## PROMPT
Reproduce the material below line by line, beginning with its first line and ending with the line that contains "YAxis, ReferenceArea, ReferenceDot"; leave out pictures.

━━━━━━━━━━

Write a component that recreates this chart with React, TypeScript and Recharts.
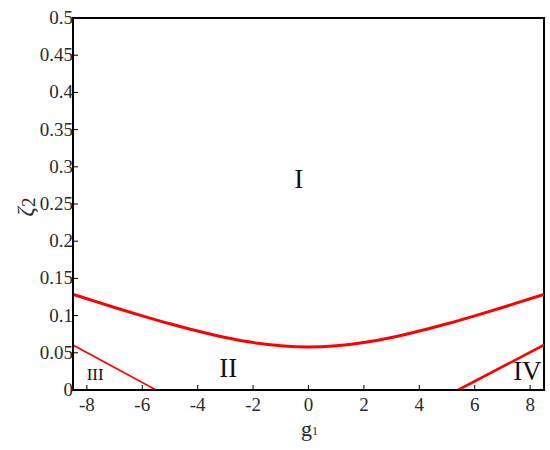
import { LineChart, Line, XAxis, YAxis, ReferenceArea, ReferenceDot } from "recharts";

const gMain = [-8.5, -8, -7, -6, -5, -4, -3, -2, -1, 0, 1, 2, 3, 4, 5, 6, 7, 8, 8.5];
const zetaMain = [0.1286, 0.1227, 0.1109, 0.0997, 0.089, 0.0792, 0.0706, 0.0638, 0.0594, 0.0578, 0.0594, 0.0638, 0.0706, 0.0792, 0.089, 0.0997, 0.1109, 0.1227, 0.1286];
const gLeft = [-8.5, -5.5];
const zetaLeft = [0.0605, 0];
const gRight = [5.4, 8.5];
const zetaRight = [0, 0.0605];
const xTicks = [-8, -6, -4, -2, 0, 2, 4, 6, 8];
const yTicks = [0, 0.05, 0.1, 0.15, 0.2, 0.25, 0.3, 0.35, 0.4, 0.45, 0.5];
const regions = [
  { label: "I", g: -0.35, zeta: 0.284, size: 27 },
  { label: "II", g: -2.9, zeta: 0.03, size: 27 },
  { label: "III", g: -7.7, zeta: 0.0215, size: 17 },
  { label: "IV", g: 7.9, zeta: 0.025, size: 27 },
];

const FONT = "'Liberation Serif', 'Times New Roman', serif";
const MARGIN = 5;
const serif = { fontFamily: FONT };

const mainData = gMain.map((g, i) => ({ g, zeta: zetaMain[i] }));
const leftData = gLeft.map((g, i) => ({ g, zeta: zetaLeft[i] }));
const rightData = gRight.map((g, i) => ({ g, zeta: zetaRight[i] }));

const XTick = ({ x, y, payload }: any) => (
  <g>
    <line x1={x} x2={x} y1={y - MARGIN} y2={y - MARGIN - 5} stroke="#000" strokeWidth={1} />
    <text x={x} y={y + 16} textAnchor="middle" fontSize={19} fill="#2a2a2a" style={serif}>
      {payload.value}
    </text>
  </g>
);

const YTick = ({ x, y, payload }: any) => (
  <g>
    <line x1={x + MARGIN} x2={x + MARGIN + 5} y1={y} y2={y} stroke="#000" strokeWidth={1} />
    <text x={x + 5} y={y + 6} textAnchor="end" fontSize={19} fill="#2a2a2a" style={serif}>
      {String(payload.value)}
    </text>
  </g>
);

const App = () => (
  <div style={{ position: "absolute", left: 0, top: 0, background: "#fff", fontFamily: FONT }}>
    <LineChart width={550} height={450} margin={{ top: 18, right: 6, left: 0, bottom: 0 }}>
      <XAxis
        dataKey="g"
        type="number"
        domain={[-8.5, 8.5]}
        ticks={xTicks}
        tickSize={0}
        tickMargin={MARGIN}
        tick={<XTick />}
        axisLine={{ stroke: "#000", strokeWidth: 2 }}
        height={60}
        allowDataOverflow
        label={({ viewBox }: any) => (
          <text x={viewBox.x + viewBox.width / 2 + 1} y={viewBox.y + 46} textAnchor="middle" style={serif} fill="#2a2a2a">
            <tspan fontSize={22}>g</tspan>
            <tspan fontSize={12} dy={-1}>1</tspan>
          </text>
        )}
      />
      <YAxis
        dataKey="zeta"
        type="number"
        domain={[0, 0.5]}
        ticks={yTicks}
        tickSize={0}
        tickMargin={MARGIN}
        tick={<YTick />}
        axisLine={{ stroke: "#000", strokeWidth: 2 }}
        width={73}
        allowDataOverflow
        label={({ viewBox }: any) => (
          <text
            x={33}
            y={viewBox.y + viewBox.height / 2 + 3}
            textAnchor="middle"
            style={serif}
            fill="#2a2a2a"
            transform={`rotate(-90 33 ${viewBox.y + viewBox.height / 2 + 3})`}
          >
            <tspan fontSize={23} fontStyle="italic">ζ</tspan>
            <tspan fontSize={19} dy={2}>2</tspan>
          </text>
        )}
      />
      <ReferenceArea x1={-8.5} x2={8.5} y1={0} y2={0.5} fill="none" stroke="#000" strokeWidth={2} ifOverflow="visible" />
      <Line data={mainData} dataKey="zeta" type="monotone" stroke="#ff0000" strokeWidth={3} dot={false} isAnimationActive={false} />
      <Line data={leftData} dataKey="zeta" type="linear" stroke="#ff0000" strokeWidth={1.6} dot={false} isAnimationActive={false} />
      <Line data={rightData} dataKey="zeta" type="linear" stroke="#ff0000" strokeWidth={2.6} dot={false} isAnimationActive={false} />
      {regions.map((r) => (
        <ReferenceDot
          key={r.label}
          x={r.g}
          y={r.zeta}
          r={0}
          stroke="none"
          fill="none"
          label={({ viewBox }: any) => (
            <text
              x={viewBox.cx ?? viewBox.x}
              y={(viewBox.cy ?? viewBox.y) + r.size * 0.33}
              textAnchor="middle"
              fontSize={r.size}
              style={serif}
              fill="#111"
            >
              {r.label}
            </text>
          )}
        />
      ))}
    </LineChart>
  </div>
);

export default App;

━━━━━━━━━━

## EXPECTED OUTPUT
Write a component that recreates this chart with React, TypeScript and Recharts.
import { LineChart, Line, XAxis, YAxis, ReferenceArea, ReferenceDot } from "recharts";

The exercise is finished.